City departments described potential uses of drones, a Miovision camera system for pedestrian/traffic counts and Placer AI mobile-data products; council members pressed for contract terms, data-retention policies and vendor transparency before adopting any formal use policies.

Council members on Feb. 9 heard presentations from the fire department, public works and city administration about surveillance technologies under review and pressed for clearer vendor contracts and data-retention rules.

The fire department told the council it has no operational drones but described them as a potential public-safety tool for incident size-up, technical rescues and hazardous-materials responses. "Currently, the Urbana Fire Department does not have an operational drone," the department representative said, adding that a drone could have helped in a June rescue at the Florida Avenue residence hall.

Public works described limited prior use of drone footage provided by outside partners for grant site observations and project promotion, and explained the city’s use of a Miovision camera system for short-term pedestrian and traffic counts. The public works representative said the typical deployment is "about 12 hours at a time" with the city uploading recorded video to the vendor's cloud for analysis and the vendor returning counts and analytics.

Administrator White relayed answers from Placer AI about how its mobile-device data are collected and processed: "Placer AI observes the actual devices," he said, adding the company derives location from device-level signals rather than cellular towers and reports aggregated results only when data come from at least 50 devices (k-anonymity).

Council members repeatedly questioned the limits of those assurances. "If they say they obscure it, that doesn't necessarily mean they don't have it," said Councilmember James Quisenberry, noting concern about undisclosed third-party data partners and whether users really have a practical opt-out. Mary Ellis asked whether Placer AI would honor a 'right to be forgotten' as in GDPR and whether that protection would apply to U.S. residents.

Members also asked about data accuracy when samples exclude people without smartphones or who opt out of tracking, and requested the city obtain vendor user agreements, retention/destruction policies and evidence of how demographic and accuracy claims are derived. Public works said it will provide contract and user-agreement language, and Administrator White offered to bring additional Placer AI details back to the council.

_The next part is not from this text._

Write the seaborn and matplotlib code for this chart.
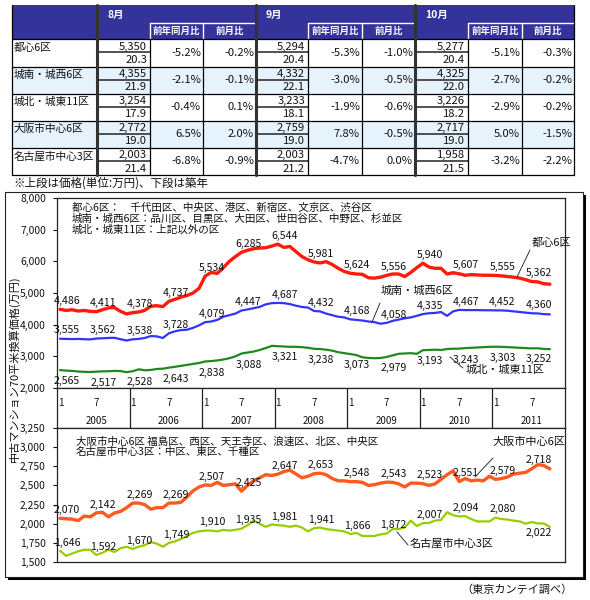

The presentations did not result in formal council action on vendor contracts or policy language; council members framed the exercise as informational and as the type of discussion that will precede drafting or adopting a surveillance-technology policy.

The council requested follow-up information on vendor partners, data-retention and destruction timelines, accuracy metrics and any contractual privacy guarantees. The administration and public works staff committed to producing the requested documents for a future meeting.